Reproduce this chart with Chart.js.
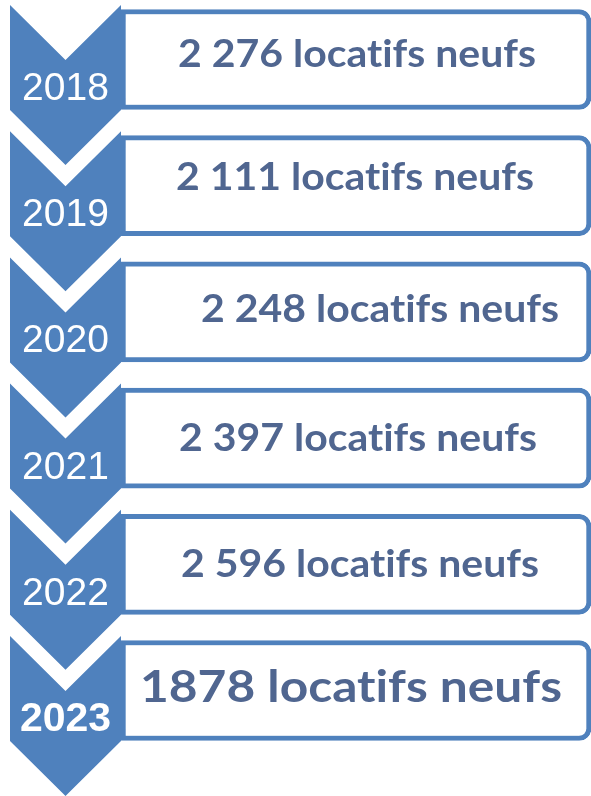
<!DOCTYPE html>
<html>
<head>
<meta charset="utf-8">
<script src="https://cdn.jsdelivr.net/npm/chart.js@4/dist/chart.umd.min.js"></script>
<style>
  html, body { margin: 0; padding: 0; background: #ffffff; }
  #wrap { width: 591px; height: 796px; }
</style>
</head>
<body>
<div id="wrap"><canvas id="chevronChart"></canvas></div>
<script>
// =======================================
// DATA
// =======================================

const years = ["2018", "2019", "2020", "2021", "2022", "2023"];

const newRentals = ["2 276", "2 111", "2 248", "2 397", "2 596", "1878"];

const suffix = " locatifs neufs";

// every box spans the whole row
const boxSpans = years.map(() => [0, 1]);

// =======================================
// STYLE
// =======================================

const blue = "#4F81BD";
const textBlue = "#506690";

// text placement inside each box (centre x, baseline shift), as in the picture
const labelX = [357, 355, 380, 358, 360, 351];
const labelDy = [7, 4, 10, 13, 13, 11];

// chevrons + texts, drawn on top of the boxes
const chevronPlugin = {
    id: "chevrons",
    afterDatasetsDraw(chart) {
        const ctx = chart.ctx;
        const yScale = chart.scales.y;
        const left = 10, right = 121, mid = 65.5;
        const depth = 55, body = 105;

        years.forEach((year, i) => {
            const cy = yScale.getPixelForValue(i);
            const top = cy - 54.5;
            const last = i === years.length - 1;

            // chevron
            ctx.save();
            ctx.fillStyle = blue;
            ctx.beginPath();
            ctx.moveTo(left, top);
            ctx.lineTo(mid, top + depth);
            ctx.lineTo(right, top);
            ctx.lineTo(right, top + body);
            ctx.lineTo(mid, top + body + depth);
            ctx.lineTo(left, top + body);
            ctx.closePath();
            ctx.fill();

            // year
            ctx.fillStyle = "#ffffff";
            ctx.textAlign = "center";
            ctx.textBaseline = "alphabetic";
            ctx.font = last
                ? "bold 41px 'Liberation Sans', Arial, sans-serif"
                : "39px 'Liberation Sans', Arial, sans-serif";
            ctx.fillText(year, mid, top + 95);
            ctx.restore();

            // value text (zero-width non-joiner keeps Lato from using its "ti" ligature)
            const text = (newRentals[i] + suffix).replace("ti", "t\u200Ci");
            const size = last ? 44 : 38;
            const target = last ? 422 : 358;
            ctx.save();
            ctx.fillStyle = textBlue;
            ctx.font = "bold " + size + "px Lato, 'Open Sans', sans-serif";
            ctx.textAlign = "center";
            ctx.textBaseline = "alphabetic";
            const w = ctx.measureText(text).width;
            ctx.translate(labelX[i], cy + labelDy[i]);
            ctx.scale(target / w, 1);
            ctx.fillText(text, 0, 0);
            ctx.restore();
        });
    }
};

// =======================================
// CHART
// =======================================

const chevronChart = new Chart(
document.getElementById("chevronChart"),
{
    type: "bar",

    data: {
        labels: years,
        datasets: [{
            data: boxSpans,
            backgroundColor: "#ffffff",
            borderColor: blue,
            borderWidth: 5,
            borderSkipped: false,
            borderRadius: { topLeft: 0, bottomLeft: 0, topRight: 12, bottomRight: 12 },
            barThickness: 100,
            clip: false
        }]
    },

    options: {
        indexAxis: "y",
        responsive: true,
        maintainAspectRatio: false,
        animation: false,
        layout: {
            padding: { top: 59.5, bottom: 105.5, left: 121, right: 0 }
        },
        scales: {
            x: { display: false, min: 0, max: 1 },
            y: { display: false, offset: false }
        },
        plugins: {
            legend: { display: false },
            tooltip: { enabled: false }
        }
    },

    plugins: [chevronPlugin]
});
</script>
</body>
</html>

--------------------

→ **SET TASK**
Copy the material shown above in full and exactly. Skip the pictures.

→ **EXERCISE RESULT**
Reproduce this chart with Chart.js.
<!DOCTYPE html>
<html>
<head>
<meta charset="utf-8">
<script src="https://cdn.jsdelivr.net/npm/chart.js@4/dist/chart.umd.min.js"></script>
<style>
  html, body { margin: 0; padding: 0; background: #ffffff; }
  #wrap { width: 591px; height: 796px; }
</style>
</head>
<body>
<div id="wrap"><canvas id="chevronChart"></canvas></div>
<script>
// =======================================
// DATA
// =======================================

const years = ["2018", "2019", "2020", "2021", "2022", "2023"];

const newRentals = ["2 276", "2 111", "2 248", "2 397", "2 596", "1878"];

const suffix = " locatifs neufs";

// every box spans the whole row
const boxSpans = years.map(() => [0, 1]);

// =======================================
// STYLE
// =======================================

const blue = "#4F81BD";
const textBlue = "#506690";

// text placement inside each box (centre x, baseline shift), as in the picture
const labelX = [357, 355, 380, 358, 360, 351];
const labelDy = [7, 4, 10, 13, 13, 11];

// chevrons + texts, drawn on top of the boxes
const chevronPlugin = {
    id: "chevrons",
    afterDatasetsDraw(chart) {
        const ctx = chart.ctx;
        const yScale = chart.scales.y;
        const left = 10, right = 121, mid = 65.5;
        const depth = 55, body = 105;

        years.forEach((year, i) => {
            const cy = yScale.getPixelForValue(i);
            const top = cy - 54.5;
            const last = i === years.length - 1;

            // chevron
            ctx.save();
            ctx.fillStyle = blue;
            ctx.beginPath();
            ctx.moveTo(left, top);
            ctx.lineTo(mid, top + depth);
            ctx.lineTo(right, top);
            ctx.lineTo(right, top + body);
            ctx.lineTo(mid, top + body + depth);
            ctx.lineTo(left, top + body);
            ctx.closePath();
            ctx.fill();

            // year
            ctx.fillStyle = "#ffffff";
            ctx.textAlign = "center";
            ctx.textBaseline = "alphabetic";
            ctx.font = last
                ? "bold 41px 'Liberation Sans', Arial, sans-serif"
                : "39px 'Liberation Sans', Arial, sans-serif";
            ctx.fillText(year, mid, top + 95);
            ctx.restore();

            // value text (zero-width non-joiner keeps Lato from using its "ti" ligature)
            const text = (newRentals[i] + suffix).replace("ti", "t\u200Ci");
            const size = last ? 44 : 38;
            const target = last ? 422 : 358;
            ctx.save();
            ctx.fillStyle = textBlue;
            ctx.font = "bold " + size + "px Lato, 'Open Sans', sans-serif";
            ctx.textAlign = "center";
            ctx.textBaseline = "alphabetic";
            const w = ctx.measureText(text).width;
            ctx.translate(labelX[i], cy + labelDy[i]);
            ctx.scale(target / w, 1);
            ctx.fillText(text, 0, 0);
            ctx.restore();
        });
    }
};

// =======================================
// CHART
// =======================================

const chevronChart = new Chart(
document.getElementById("chevronChart"),
{
    type: "bar",

    data: {
        labels: years,
        datasets: [{
            data: boxSpans,
            backgroundColor: "#ffffff",
            borderColor: blue,
            borderWidth: 5,
            borderSkipped: false,
            borderRadius: { topLeft: 0, bottomLeft: 0, topRight: 12, bottomRight: 12 },
            barThickness: 100,
            clip: false
        }]
    },

    options: {
        indexAxis: "y",
        responsive: true,
        maintainAspectRatio: false,
        animation: false,
        layout: {
            padding: { top: 59.5, bottom: 105.5, left: 121, right: 0 }
        },
        scales: {
            x: { display: false, min: 0, max: 1 },
            y: { display: false, offset: false }
        },
        plugins: {
            legend: { display: false },
            tooltip: { enabled: false }
        }
    },

    plugins: [chevronPlugin]
});
</script>
</body>
</html>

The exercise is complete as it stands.